Plotting code records:

* Begin *

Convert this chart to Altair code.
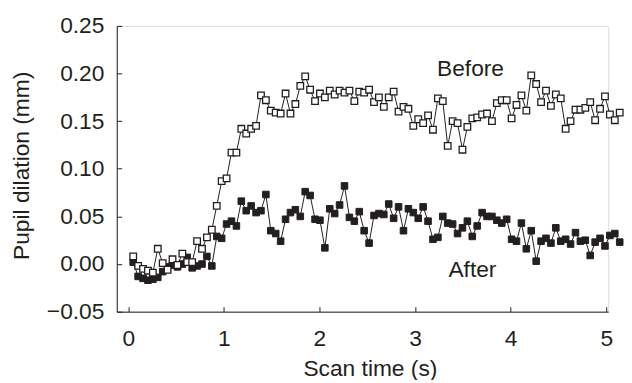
import altair as alt
import pandas as pd

# Pupil dilation (mm)
before = [0.008, -0.002, -0.005, -0.007, -0.009, 0.016, 0.001, -0.006, 0.005, -0.001,
          0.011, 0.002, 0.002, 0.024, 0.016, 0.028, 0.036, 0.061, 0.087, 0.090,
          0.117, 0.117, 0.142, 0.137, 0.142, 0.145, 0.177, 0.172, 0.161, 0.159,
          0.158, 0.179, 0.158, 0.168, 0.187, 0.197, 0.183, 0.171, 0.179, 0.175,
          0.182, 0.178, 0.182, 0.180, 0.182, 0.171, 0.181, 0.180, 0.183, 0.170,
          0.175, 0.165, 0.175, 0.181, 0.160, 0.165, 0.163, 0.145, 0.152, 0.148,
          0.156, 0.141, 0.174, 0.171, 0.124, 0.150, 0.148, 0.120, 0.144, 0.153,
          0.154, 0.157, 0.158, 0.150, 0.169, 0.172, 0.172, 0.153, 0.167, 0.177,
          0.161, 0.198, 0.189, 0.170, 0.182, 0.166, 0.178, 0.174, 0.142, 0.150,
          0.162, 0.162, 0.164, 0.170, 0.151, 0.163, 0.176, 0.157, 0.151, 0.159]

after = [0.002, -0.013, -0.015, -0.017, -0.016, -0.014, -0.008, -0.003, -0.001, -0.003,
         0.000, 0.007, -0.004, -0.002, 0.000, 0.008, -0.002, 0.029, 0.027, 0.042,
         0.045, 0.040, 0.066, 0.056, 0.061, 0.054, 0.056, 0.073, 0.035, 0.032,
         0.024, 0.047, 0.054, 0.057, 0.050, 0.076, 0.072, 0.047, 0.046, 0.017,
         0.058, 0.053, 0.062, 0.082, 0.049, 0.045, 0.055, 0.035, 0.022, 0.051,
         0.053, 0.052, 0.063, 0.048, 0.060, 0.035, 0.058, 0.054, 0.048, 0.060,
         0.045, 0.026, 0.028, 0.050, 0.043, 0.042, 0.032, 0.038, 0.045, 0.029,
         0.040, 0.054, 0.050, 0.050, 0.046, 0.043, 0.047, 0.026, 0.024, 0.043,
         0.016, 0.035, 0.003, 0.024, 0.027, 0.022, 0.038, 0.024, 0.026, 0.021,
         0.033, 0.024, 0.025, 0.009, 0.023, 0.027, 0.019, 0.030, 0.032, 0.023]

# sampling grid of the scan (s)
t_start = 0.052
t_step = 0.0514
times = [round(t_start + i * t_step, 4) for i in range(len(before))]

x_ticks = [0, 1, 2, 3, 4, 5]
y_ticks = [-0.05, 0.0, 0.05, 0.10, 0.15, 0.20, 0.25]
x_domain = [-0.12, 5.02]
y_domain = [-0.05, 0.25]

label_text = ["Before", "After"]
label_x = [3.58, 3.60]
label_y = [0.197, -0.0135]

INK = "#231f20"
FONT = "Liberation Sans"
FS = 23

n = len(before)
df = pd.DataFrame({
    "t": times + times,
    "v": before + after,
    "series": ["Before"] * n + ["After"] * n,
})
df_before = df[df.series == "Before"]
df_after = df[df.series == "After"]
df_lab = pd.DataFrame({"t": label_x, "v": label_y, "txt": label_text})

x_axis_main = alt.Axis(
    values=x_ticks, format="d", ticks=False, tickSize=0, grid=False,
    domainColor=INK, domainWidth=1, labelFont=FONT, labelFontSize=FS,
    labelColor=INK, labelPadding=16, title="Scan time (s)", titleFont=FONT,
    titleFontSize=FS, titleFontWeight="normal", titleColor=INK,
    titleX=256, titleY=65, titleAlign="center", titleBaseline="alphabetic",
)
y_axis_main = alt.Axis(
    values=y_ticks, format=".2f", ticks=False, tickSize=0, grid=False,
    domainColor=INK, domainWidth=1, labelFont=FONT, labelFontSize=FS,
    labelColor=INK, labelPadding=13, title="Pupil dilation (mm)", titleFont=FONT,
    titleFontSize=FS, titleFontWeight="normal", titleColor=INK,
    titleX=-96, titleY=141, titleAngle=270, titleAlign="center",
    titleBaseline="middle",
)

xs = alt.Scale(domain=x_domain, nice=False, zero=False)
ys = alt.Scale(domain=y_domain, nice=False, zero=False)

X = alt.X("t:Q", scale=xs, axis=x_axis_main)
Y = alt.Y("v:Q", scale=ys, axis=y_axis_main)

line_after = alt.Chart(df_after).mark_line(color=INK, strokeWidth=1).encode(x=X, y=Y)
pts_after = alt.Chart(df_after).mark_point(
    shape="square", filled=True, fill=INK, stroke=INK, strokeWidth=1, size=44, opacity=1
).encode(x=X, y=Y)
line_before = alt.Chart(df_before).mark_line(color=INK, strokeWidth=1).encode(x=X, y=Y)
pts_before = alt.Chart(df_before).mark_point(
    shape="square", filled=True, fill="white", stroke=INK, strokeWidth=1.3, size=44, opacity=1
).encode(x=X, y=Y)
labels = alt.Chart(df_lab).mark_text(
    font=FONT, fontSize=FS, color=INK, align="center", baseline="alphabetic"
).encode(x=X, y=Y, text="txt:N")

main = alt.layer(line_after, pts_after, line_before, pts_before, labels)

# inward-pointing ticks, drawn by a second axis pair on the same scales
tick_layer = alt.Chart(df_before).mark_point(opacity=0).encode(
    x=alt.X("t:Q", scale=xs, axis=alt.Axis(
        orient="top", offset=-289, values=x_ticks, labels=False, domain=False,
        grid=False, ticks=True, tickSize=5, tickWidth=1, tickColor=INK, title=None)),
    y=alt.Y("v:Q", scale=ys, axis=alt.Axis(
        orient="right", offset=-497, values=y_ticks, labels=False, domain=False,
        grid=False, ticks=True, tickSize=5, tickWidth=1, tickColor=INK, title=None)),
)

chart = alt.layer(main, tick_layer).resolve_axis(x="independent", y="independent").properties(
    width=497, height=289,
    padding={"left": 110, "top": 16, "right": 16, "bottom": 67},
    autosize="none",
).configure_view(stroke=None).configure(background="white")

chart.save("out.html", embed_options={"renderer": "svg", "actions": False})
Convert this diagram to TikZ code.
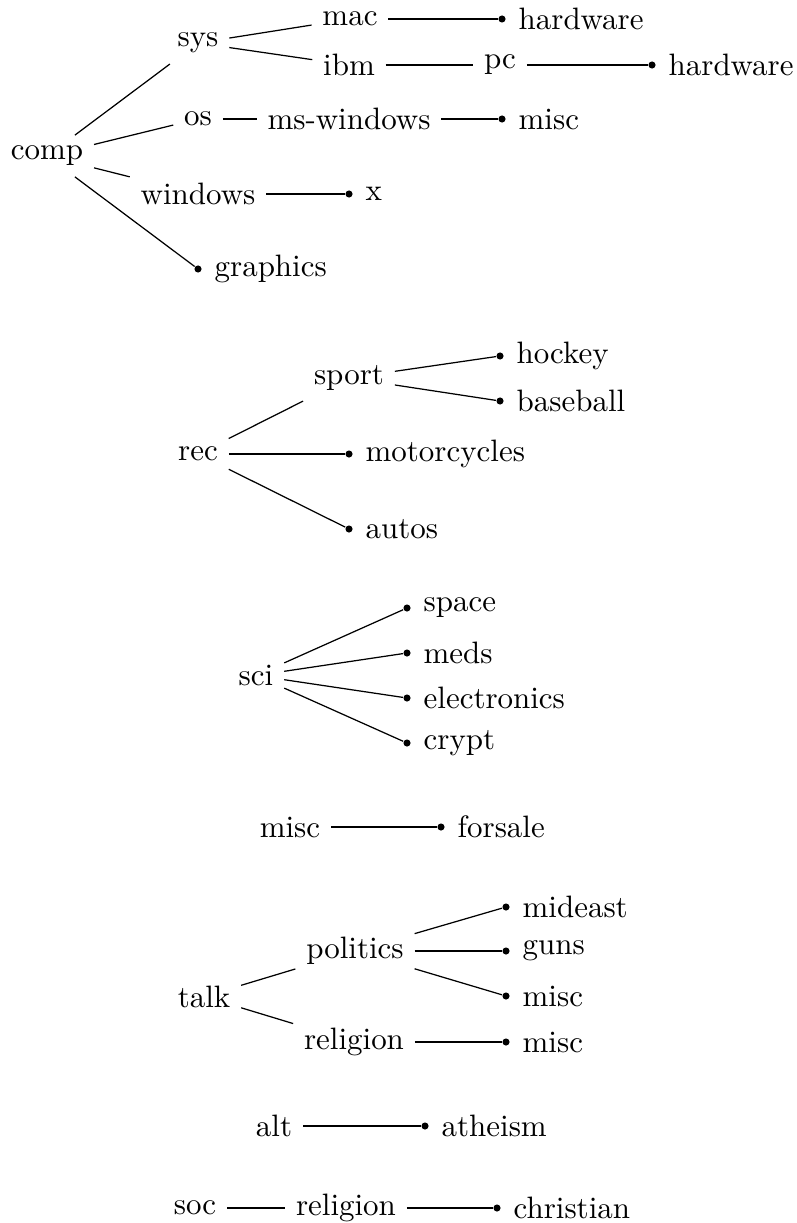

* End *

Aim of the exercise: Starting at the top of the listing above, reproduce each line up to and including the one with "import pandas as pd"; omit the pictures.

Final answer:
Convert this chart to Altair code.
import altair as alt
import pandas as pd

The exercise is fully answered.